Recall a basic lesson of economics: A market participant with a dominant position can influence prices in a way that a small, competitive player cannot. A monopoly — a seller without competitors — can profitably raise the price of its product above the competitive level by reducing the quantity it supplies to the market. Similarly, a monopsony — a buyer without competitors — can reduce the price it pays below the competitive level by reducing the quantity it demands.
This lesson applies directly to the market for health care. If the government has a dominant role in buying the services of doctors and other health care providers, it can force prices down. Once the government is virtually the only game in town, health care providers will have little choice but to take whatever they can get. It is no wonder that the American Medical Association opposes the public option.
To be sure, squeezing suppliers would have unpleasant side effects. Over time, society would end up with fewer doctors and other health care workers. The reduced quantity of services would somehow need to be rationed among competing demands. Such rationing is unlikely to work well.

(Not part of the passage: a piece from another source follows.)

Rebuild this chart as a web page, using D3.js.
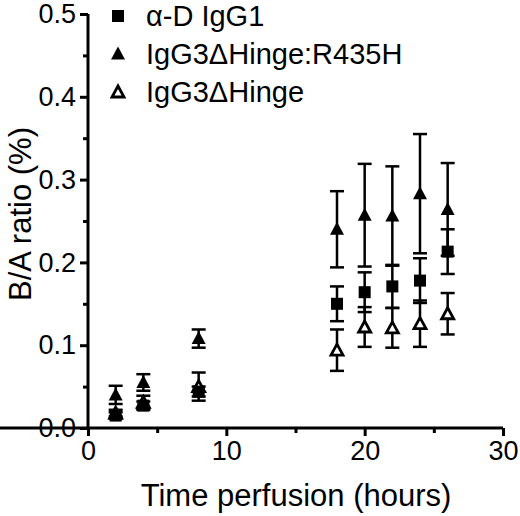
<!DOCTYPE html>
<html>
<head>
<meta charset="utf-8">
<script src="https://cdn.jsdelivr.net/npm/d3@7"></script>
<style>
html,body{margin:0;padding:0;background:#fff;}
svg{display:block;font-family:"Liberation Sans",Arial,sans-serif;}
</style>
</head>
<body>
<svg id="chart" width="520" height="516"></svg>
<script>
// ---- data ----
const times = [2, 4, 8, 18, 20, 22, 24, 26];
const seriesNames = ["α-D IgG1", "IgG3ΔHinge:R435H", "IgG3ΔHinge"];
const igg1Mean  = [0.015, 0.027, 0.044, 0.150, 0.164, 0.171, 0.178, 0.213];
const igg1Err   = [0.004, 0.005, 0.006, 0.021, 0.024, 0.026, 0.027, 0.027];
const r435hMean = [0.040, 0.055, 0.108, 0.240, 0.257, 0.256, 0.283, 0.264];
const r435hErr  = [0.011, 0.010, 0.011, 0.046, 0.062, 0.060, 0.072, 0.056];
const hingeMean = [0.018, 0.031, 0.050, 0.094, 0.122, 0.121, 0.126, 0.138];
const hingeErr  = [0.004, 0.008, 0.017, 0.025, 0.024, 0.024, 0.028, 0.025];
const xTicks = [0, 10, 20, 30];
const xMinor = [5, 15, 25];
const yTicks = [0.0, 0.1, 0.2, 0.3, 0.4, 0.5];
const yMinor = [0.05, 0.15, 0.25, 0.35, 0.45];
const xTitle = "Time perfusion (hours)";
const yTitle = "B/A ratio (%)";

const svg = d3.select("#chart");
const x = d3.scaleLinear().domain([0, 30]).range([88, 503]);
const y = d3.scaleLinear().domain([0, 0.5]).range([428, 14]);

const series = [
  {name: seriesNames[0], mean: igg1Mean, err: igg1Err, shape: "square"},
  {name: seriesNames[1], mean: r435hMean, err: r435hErr, shape: "triFilled"},
  {name: seriesNames[2], mean: hingeMean, err: hingeErr, shape: "triOpen"}
];

// ---- axes ----
const fmtY = d3.format(".1f");
const gy = svg.append("g").attr("transform", `translate(${x(0)},0)`)
  .call(d3.axisLeft(y).tickValues(yTicks).tickFormat(fmtY).tickSize(8).tickPadding(4).tickSizeOuter(0));
const gyMinor = svg.append("g").attr("transform", `translate(${x(0)},0)`)
  .call(d3.axisLeft(y).tickValues(yMinor).tickFormat("").tickSize(5).tickSizeOuter(0));
const gx = svg.append("g").attr("transform", `translate(0,${y(0)})`)
  .call(d3.axisBottom(x).tickValues(xTicks).tickFormat(d3.format("d")).tickSize(8).tickPadding(5).tickSizeOuter(0));
const gxMinor = svg.append("g").attr("transform", `translate(0,${y(0)})`)
  .call(d3.axisBottom(x).tickValues(xMinor).tickFormat("").tickSize(5).tickSizeOuter(0));

[gy, gyMinor, gx, gxMinor].forEach(g => {
  g.select(".domain").attr("stroke", "#000").attr("stroke-width", 3);
  g.selectAll(".tick line").attr("stroke", "#000").attr("stroke-width", 3);
  g.selectAll(".tick text").attr("fill", "#000").attr("font-size", 27)
    .attr("font-family", "Liberation Sans, Arial, sans-serif");
});
gyMinor.select(".domain").remove();
gxMinor.select(".domain").remove();
gy.select(".domain").attr("d", `M0,${y(0.5)}V${y(0) + 1.5}`);
gx.select(".domain").attr("d", `M-1.5,0H${x(30)}`);

svg.append("text").attr("x", 296).attr("y", 506)
  .attr("text-anchor", "middle").attr("font-size", 31).attr("fill", "#000").text(xTitle);
svg.append("text").attr("transform", `translate(31,214) rotate(-90)`)
  .attr("text-anchor", "middle").attr("font-size", 31).attr("fill", "#000").text(yTitle);

// ---- markers ----
function drawMarker(g, shape, cx, cy) {
  if (shape === "square") {
    g.append("rect").attr("x", cx - 6).attr("y", cy - 6).attr("width", 12).attr("height", 12).attr("fill", "#000");
  } else if (shape === "triFilled") {
    g.append("path").attr("d", `M${cx},${cy - 7.5}L${cx + 7},${cy + 5.5}L${cx - 7},${cy + 5.5}Z`).attr("fill", "#000");
  } else {
    g.append("path").attr("d", `M${cx},${cy - 6}L${cx + 6},${cy + 5}L${cx - 6},${cy + 5}Z`)
      .attr("fill", "#fff").attr("stroke", "#000").attr("stroke-width", 2.8).attr("stroke-linejoin", "miter");
  }
}

const plot = svg.append("g");
series.forEach(s => {
  const g = plot.append("g");
  times.forEach((t, i) => {
    const cx = x(t), lo = y(s.mean[i] - s.err[i]), hi = y(s.mean[i] + s.err[i]);
    g.append("line").attr("x1", cx).attr("x2", cx).attr("y1", lo).attr("y2", hi).attr("stroke", "#000").attr("stroke-width", 2.5);
    [lo, hi].forEach(yy => g.append("line").attr("x1", cx - 7).attr("x2", cx + 7).attr("y1", yy).attr("y2", yy).attr("stroke", "#000").attr("stroke-width", 2.5));
  });
});
[series[2], series[0], series[1]].forEach(s => {
  const g = plot.append("g");
  times.forEach((t, i) => drawMarker(g, s.shape, x(t), y(s.mean[i])));
});

// ---- legend ----
const legY = [16, 54, 92];
const leg = svg.append("g");
series.forEach((s, i) => {
  drawMarker(leg, s.shape, 118, legY[i]);
  leg.append("text").attr("x", 146).attr("y", legY[i] + 10).attr("font-size", 29).attr("fill", "#000").text(s.name);
});
</script>
</body>
</html>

Mr Mankiw is assuming that the public option would use its market power to force down the price of services in a manner that would discourage potential doctors and nurses. But that doesn't have to be the case. A dominant public option might restrict the services available to subscribing patients to those justified by a standard cost-benefit analysis. In other words, it might create a fragmented market in which the government offers affordable but restrictive coverage, while private firms compete based on the market niche left to them—a willingness to cover all treatments at a higher premium level."

There are two broader issues to consider when mulling how a public option might actually work. One is that competition is very good at delivering desired outcomes in an efficient manner in some circumstances—when consumer information is right, when the proper institutional structures are in place, and when incentives are right. And it could be the case that the market for health insurance operates best when split into two markets, one of which provides health insurance as a basic public service, and one of which offers insurance as a consumption good (satisfying consumer desires more than addressing public health)."